Cutting-edge Tech Allows Lawyers to Legislate for Equality

Law and data science work to identify and address gender equality. Image: UTS
But when we analyse different laws, how do we determine which laws are effective in advancing women’s rights and which are not; which ones work and which ones fail?
A novel initiative between UTS engineering, data science and legal expertise is enabling Dr Ramona Vijeyarasa from the UTS Faculty of Law to create a unique way to answer these questions.
In collaboration with Rapido Social and the Connected Intelligence Centre (CIC) at UTS, she has developed an analytic tool, the Gender Legislative Index (GLI), to benchmark, score and rank laws on a scale from gender regressive to gender responsive.
Dr Vijeyarasa piloted the GLI in Sri Lanka, Indonesia and the Philippines to analyse areas of law including gender-based violence, labour, reproductive health, taxation and family law.
The GLI includes a set of international women’s rights standards that countries are required to meet, concrete benchmarks for particular areas of law, and a way to compare legislative progress across countries and over periods of time.
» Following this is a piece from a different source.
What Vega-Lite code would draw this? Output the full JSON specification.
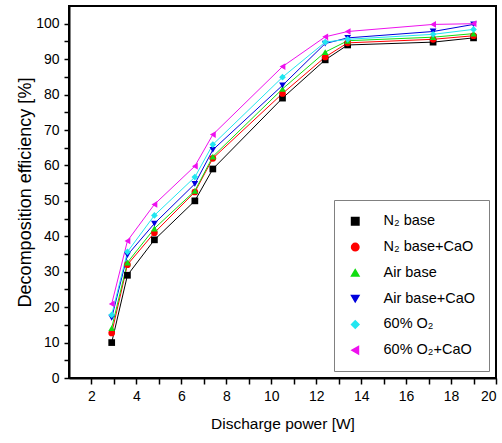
{
  "$schema": "https://vega.github.io/schema/vega-lite/v6.json",
  "width": 427,
  "height": 372,
  "autosize": {"type": "none"},
  "padding": {"left": 69, "top": 6, "right": 6, "bottom": 65},
  "background": "white",
  "config": {
    "view": {"stroke": "black", "strokeWidth": 2},
    "font": "Liberation Sans"
  },
  "data": {
    "values": [
      {"series": "N₂ base", "power": 2.9, "eff": 10},
      {"series": "N₂ base", "power": 3.6, "eff": 29},
      {"series": "N₂ base", "power": 4.8, "eff": 39},
      {"series": "N₂ base", "power": 6.6, "eff": 50},
      {"series": "N₂ base", "power": 7.4, "eff": 59},
      {"series": "N₂ base", "power": 10.5, "eff": 79},
      {"series": "N₂ base", "power": 12.4, "eff": 89.8},
      {"series": "N₂ base", "power": 13.4, "eff": 94},
      {"series": "N₂ base", "power": 17.2, "eff": 94.8},
      {"series": "N₂ base", "power": 19.0, "eff": 96},
      {"series": "N₂ base+CaO", "power": 2.9, "eff": 12.7},
      {"series": "N₂ base+CaO", "power": 3.6, "eff": 32},
      {"series": "N₂ base+CaO", "power": 4.8, "eff": 41},
      {"series": "N₂ base+CaO", "power": 6.6, "eff": 52.5},
      {"series": "N₂ base+CaO", "power": 7.4, "eff": 62},
      {"series": "N₂ base+CaO", "power": 10.5, "eff": 80.3},
      {"series": "N₂ base+CaO", "power": 12.4, "eff": 90.6},
      {"series": "N₂ base+CaO", "power": 13.4, "eff": 94.6},
      {"series": "N₂ base+CaO", "power": 17.2, "eff": 95.6},
      {"series": "N₂ base+CaO", "power": 19.0, "eff": 96.6},
      {"series": "Air base", "power": 2.9, "eff": 14.1},
      {"series": "Air base", "power": 3.6, "eff": 32.6},
      {"series": "Air base", "power": 4.8, "eff": 42.2},
      {"series": "Air base", "power": 6.6, "eff": 52.8},
      {"series": "Air base", "power": 7.4, "eff": 62.5},
      {"series": "Air base", "power": 10.5, "eff": 81.6},
      {"series": "Air base", "power": 12.4, "eff": 92},
      {"series": "Air base", "power": 13.4, "eff": 95.2},
      {"series": "Air base", "power": 17.2, "eff": 96.2},
      {"series": "Air base", "power": 19.0, "eff": 97.2},
      {"series": "Air base+CaO", "power": 2.9, "eff": 17},
      {"series": "Air base+CaO", "power": 3.6, "eff": 34.7},
      {"series": "Air base+CaO", "power": 4.8, "eff": 43.6},
      {"series": "Air base+CaO", "power": 6.6, "eff": 54.8},
      {"series": "Air base+CaO", "power": 7.4, "eff": 64.4},
      {"series": "Air base+CaO", "power": 10.5, "eff": 82.6},
      {"series": "Air base+CaO", "power": 12.4, "eff": 94.4},
      {"series": "Air base+CaO", "power": 13.4, "eff": 96},
      {"series": "Air base+CaO", "power": 17.2, "eff": 97.8},
      {"series": "Air base+CaO", "power": 19.0, "eff": 99.8},
      {"series": "60% O₂", "power": 2.9, "eff": 17.8},
      {"series": "60% O₂", "power": 3.6, "eff": 35.6},
      {"series": "60% O₂", "power": 4.8, "eff": 45.9},
      {"series": "60% O₂", "power": 6.6, "eff": 56.7},
      {"series": "60% O₂", "power": 7.4, "eff": 65.9},
      {"series": "60% O₂", "power": 10.5, "eff": 84.9},
      {"series": "60% O₂", "power": 12.4, "eff": 94.8},
      {"series": "60% O₂", "power": 13.4, "eff": 95.6},
      {"series": "60% O₂", "power": 17.2, "eff": 97},
      {"series": "60% O₂", "power": 19.0, "eff": 98.4},
      {"series": "60% O₂+CaO", "power": 2.9, "eff": 20.9},
      {"series": "60% O₂+CaO", "power": 3.6, "eff": 38.7},
      {"series": "60% O₂+CaO", "power": 4.8, "eff": 49},
      {"series": "60% O₂+CaO", "power": 6.6, "eff": 59.8},
      {"series": "60% O₂+CaO", "power": 7.4, "eff": 68.7},
      {"series": "60% O₂+CaO", "power": 10.5, "eff": 87.9},
      {"series": "60% O₂+CaO", "power": 12.4, "eff": 96.3},
      {"series": "60% O₂+CaO", "power": 13.4, "eff": 97.8},
      {"series": "60% O₂+CaO", "power": 17.2, "eff": 99.8},
      {"series": "60% O₂+CaO", "power": 19.0, "eff": 100}
    ]
  },
  "encoding": {
    "x": {
      "field": "power",
      "type": "quantitative",
      "scale": {"domain": [1, 20], "nice": false, "zero": false},
      "axis": {
        "title": "Discharge power [W]",
        "values": [2,3,4,5,6,7,8,9,10,11,12,13,14,15,16,17,18,19,20],
        "labelExpr": "datum.value % 2 === 0 ? datum.label : ''",
        "grid": false,
        "tickSize": 6,
        "tickColor": "black",
        "tickWidth": 1.5,
        "domainColor": "black",
        "domainWidth": 2,
        "labelFont": "Liberation Sans",
        "labelFontSize": 14,
        "labelColor": "black",
        "labelPadding": 5,
        "labelFlush": true,
        "labelOverlap": false,
        "titleFont": "Liberation Sans",
        "titleFontSize": 15.5,
        "titleFontWeight": "normal",
        "titleColor": "black",
        "titlePadding": 13,
        "encode": {"ticks": {"update": {"y2": {"signal": "datum.value % 2 === 0 ? 6 : 4"}}}}
      }
    },
    "y": {
      "field": "eff",
      "type": "quantitative",
      "scale": {"domain": [0, 105], "nice": false},
      "axis": {
        "title": "Decomposition efficiency [%]",
        "values": [0,5,10,15,20,25,30,35,40,45,50,55,60,65,70,75,80,85,90,95,100],
        "labelExpr": "datum.value % 10 === 0 ? datum.label : ''",
        "grid": false,
        "tickSize": 5,
        "tickColor": "black",
        "tickWidth": 1.5,
        "domainColor": "black",
        "domainWidth": 2,
        "labelFont": "Liberation Sans",
        "labelFontSize": 14,
        "labelColor": "black",
        "labelPadding": 5,
        "labelFlush": false,
        "labelOverlap": false,
        "titleFont": "Liberation Sans",
        "titleFontSize": 18,
        "titleFontWeight": "normal",
        "titleColor": "black",
        "titlePadding": 1,
        "encode": {"ticks": {"update": {"x2": {"signal": "datum.value % 10 === 0 ? -5 : -3"}}}}
      }
    },
    "color": {
      "field": "series",
      "type": "nominal",
      "scale": {
        "domain": ["N₂ base", "N₂ base+CaO", "Air base", "Air base+CaO", "60% O₂", "60% O₂+CaO"],
        "range": ["#000000", "#ff0000", "#11dd11", "#0000dd", "#22e6f0", "#ee11ee"]
      },
      "legend": {
        "title": null,
        "orient": "bottom-right",
        "offset": 7,
        "padding": 14,
        "rowPadding": 10.8,
        "strokeColor": "#808080",
        "fillColor": "white",
        "labelFont": "Liberation Sans",
        "labelFontSize": 14.5,
        "labelColor": "black",
        "symbolSize": 55,
        "symbolOffset": 0,
        "labelOffset": 21
      }
    }
  },
  "layer": [
    {"mark": {"type": "line", "strokeWidth": 1}},
    {
      "mark": {"type": "point", "filled": true, "size": 45, "opacity": 1},
      "encoding": {
        "shape": {
          "field": "series",
          "type": "nominal",
          "scale": {
            "domain": ["N₂ base", "N₂ base+CaO", "Air base", "Air base+CaO", "60% O₂", "60% O₂+CaO"],
            "range": ["square", "circle", "triangle-up", "triangle-down", "diamond", "triangle-left"]
          },
          "legend": null
        }
      }
    }
  ]
}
The GLI is now available online and Dr Vijeyarasa says the next step is to look at a further 10 areas of law across 15 other countries:
We also want to extend our study to develop better evidence of the institutional and structural factors that may have helped bring about the enactment of gender-responsive laws as well as evaluate their success in delivering better outcomes for women.
Sophie Ritchie is the Manager of the Rapido Social program, a unique social innovation initiative which makes cutting-edge technology services more available to the social impact sector. With Dr Vijeyarasa, she has been managing the digital delivery of the GLI.
The GLI is an excellent example of innovating through leveraging multi-disciplinary expertise. Rapido technologists drove the User Experience (UX) work and software engineering that powers the GLI; and Ramona brought the legal expertise to the collaboration. To-date, this project has been one of the greatest successes of the Rapido Social program.
Dr Vijeyarasa is also currently using the GLI as a research tool to assess the legislative footprint of four women leaders from Sri Lanka, the Philippines and Indonesia by looking at legislation enacted during their tenure. She plans to do the same with Julia Gillard’s time as Prime Minister.
This would help us to better understand the difference women leaders make and link this to global advocacy for more equal representation of women among world leaders.
The GLI is also designed to help legislators produce new bills that play their part in correcting discrimination and advancing equality and women’s rights.
UTS Rapido Social was established in 2017 by Hervé Harvard, Director, Rapido, to make cutting-edge technology services more available to the social impact sector. The program uses engineering to create public impact for communities that need it most, and to help solve pressing societal challenges. Since its inception, it has delivered nine different social impact projects in seven different cause areas on a pro-bono or low-bono basis.